Written instruction: Without the pictures, return all of the material exactly as written.
*** Information provided ***
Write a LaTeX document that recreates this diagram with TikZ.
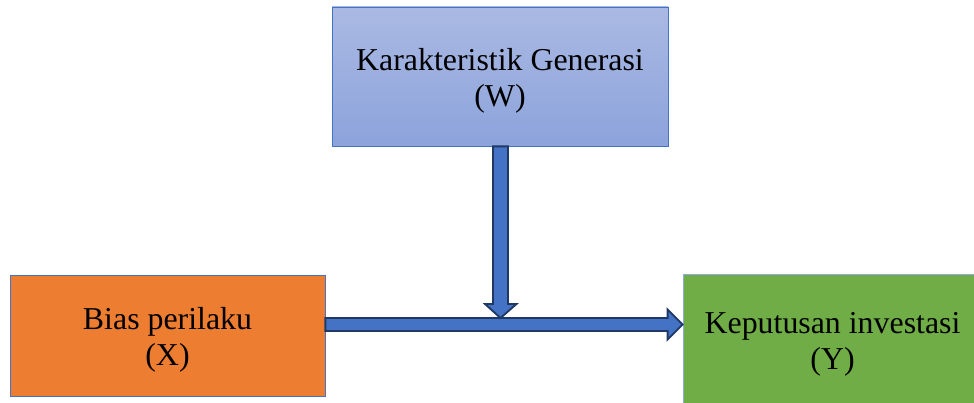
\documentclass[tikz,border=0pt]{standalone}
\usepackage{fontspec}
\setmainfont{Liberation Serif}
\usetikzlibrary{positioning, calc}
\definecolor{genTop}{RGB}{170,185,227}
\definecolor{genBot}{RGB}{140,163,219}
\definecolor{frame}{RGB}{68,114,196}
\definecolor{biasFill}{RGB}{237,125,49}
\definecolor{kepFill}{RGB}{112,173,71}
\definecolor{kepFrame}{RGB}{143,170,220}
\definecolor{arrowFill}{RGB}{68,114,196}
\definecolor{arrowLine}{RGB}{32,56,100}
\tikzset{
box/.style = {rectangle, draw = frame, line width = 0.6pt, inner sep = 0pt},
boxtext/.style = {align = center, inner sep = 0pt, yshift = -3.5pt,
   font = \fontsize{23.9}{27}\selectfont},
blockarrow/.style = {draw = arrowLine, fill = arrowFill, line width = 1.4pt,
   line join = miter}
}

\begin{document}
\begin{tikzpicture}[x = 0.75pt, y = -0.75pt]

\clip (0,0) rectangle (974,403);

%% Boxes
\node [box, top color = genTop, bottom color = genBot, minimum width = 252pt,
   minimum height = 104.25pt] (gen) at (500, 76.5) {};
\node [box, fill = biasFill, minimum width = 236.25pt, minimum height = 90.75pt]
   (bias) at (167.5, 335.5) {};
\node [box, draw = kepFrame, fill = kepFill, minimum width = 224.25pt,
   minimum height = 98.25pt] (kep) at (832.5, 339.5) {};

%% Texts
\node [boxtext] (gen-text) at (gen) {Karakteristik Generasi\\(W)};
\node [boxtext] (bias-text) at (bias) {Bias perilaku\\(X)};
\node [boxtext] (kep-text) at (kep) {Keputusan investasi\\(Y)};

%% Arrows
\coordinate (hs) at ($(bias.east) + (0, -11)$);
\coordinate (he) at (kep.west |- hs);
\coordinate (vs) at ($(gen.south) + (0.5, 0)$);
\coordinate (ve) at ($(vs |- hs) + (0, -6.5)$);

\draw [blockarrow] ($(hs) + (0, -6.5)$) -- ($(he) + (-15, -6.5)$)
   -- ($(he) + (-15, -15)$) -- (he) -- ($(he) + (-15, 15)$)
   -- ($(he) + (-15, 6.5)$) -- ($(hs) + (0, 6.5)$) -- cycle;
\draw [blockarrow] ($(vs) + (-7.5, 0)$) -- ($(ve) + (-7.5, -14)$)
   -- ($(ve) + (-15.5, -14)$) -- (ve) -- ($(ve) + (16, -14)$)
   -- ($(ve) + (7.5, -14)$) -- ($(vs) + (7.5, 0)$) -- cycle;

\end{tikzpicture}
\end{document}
***
Task result:
Write a LaTeX document that recreates this diagram with TikZ.
\documentclass[tikz,border=0pt]{standalone}
\usepackage{fontspec}
\setmainfont{Liberation Serif}
\usetikzlibrary{positioning, calc}
\definecolor{genTop}{RGB}{170,185,227}
\definecolor{genBot}{RGB}{140,163,219}
\definecolor{frame}{RGB}{68,114,196}
\definecolor{biasFill}{RGB}{237,125,49}
\definecolor{kepFill}{RGB}{112,173,71}
\definecolor{kepFrame}{RGB}{143,170,220}
\definecolor{arrowFill}{RGB}{68,114,196}
\definecolor{arrowLine}{RGB}{32,56,100}
\tikzset{
box/.style = {rectangle, draw = frame, line width = 0.6pt, inner sep = 0pt},
boxtext/.style = {align = center, inner sep = 0pt, yshift = -3.5pt,
   font = \fontsize{23.9}{27}\selectfont},
blockarrow/.style = {draw = arrowLine, fill = arrowFill, line width = 1.4pt,
   line join = miter}
}

\begin{document}
\begin{tikzpicture}[x = 0.75pt, y = -0.75pt]

\clip (0,0) rectangle (974,403);

%% Boxes
\node [box, top color = genTop, bottom color = genBot, minimum width = 252pt,
   minimum height = 104.25pt] (gen) at (500, 76.5) {};
\node [box, fill = biasFill, minimum width = 236.25pt, minimum height = 90.75pt]
   (bias) at (167.5, 335.5) {};
\node [box, draw = kepFrame, fill = kepFill, minimum width = 224.25pt,
   minimum height = 98.25pt] (kep) at (832.5, 339.5) {};

%% Texts
\node [boxtext] (gen-text) at (gen) {Karakteristik Generasi\\(W)};
\node [boxtext] (bias-text) at (bias) {Bias perilaku\\(X)};
\node [boxtext] (kep-text) at (kep) {Keputusan investasi\\(Y)};

%% Arrows
\coordinate (hs) at ($(bias.east) + (0, -11)$);
\coordinate (he) at (kep.west |- hs);
\coordinate (vs) at ($(gen.south) + (0.5, 0)$);
\coordinate (ve) at ($(vs |- hs) + (0, -6.5)$);

\draw [blockarrow] ($(hs) + (0, -6.5)$) -- ($(he) + (-15, -6.5)$)
   -- ($(he) + (-15, -15)$) -- (he) -- ($(he) + (-15, 15)$)
   -- ($(he) + (-15, 6.5)$) -- ($(hs) + (0, 6.5)$) -- cycle;
\draw [blockarrow] ($(vs) + (-7.5, 0)$) -- ($(ve) + (-7.5, -14)$)
   -- ($(ve) + (-15.5, -14)$) -- (ve) -- ($(ve) + (16, -14)$)
   -- ($(ve) + (7.5, -14)$) -- ($(vs) + (7.5, 0)$) -- cycle;

\end{tikzpicture}
\end{document}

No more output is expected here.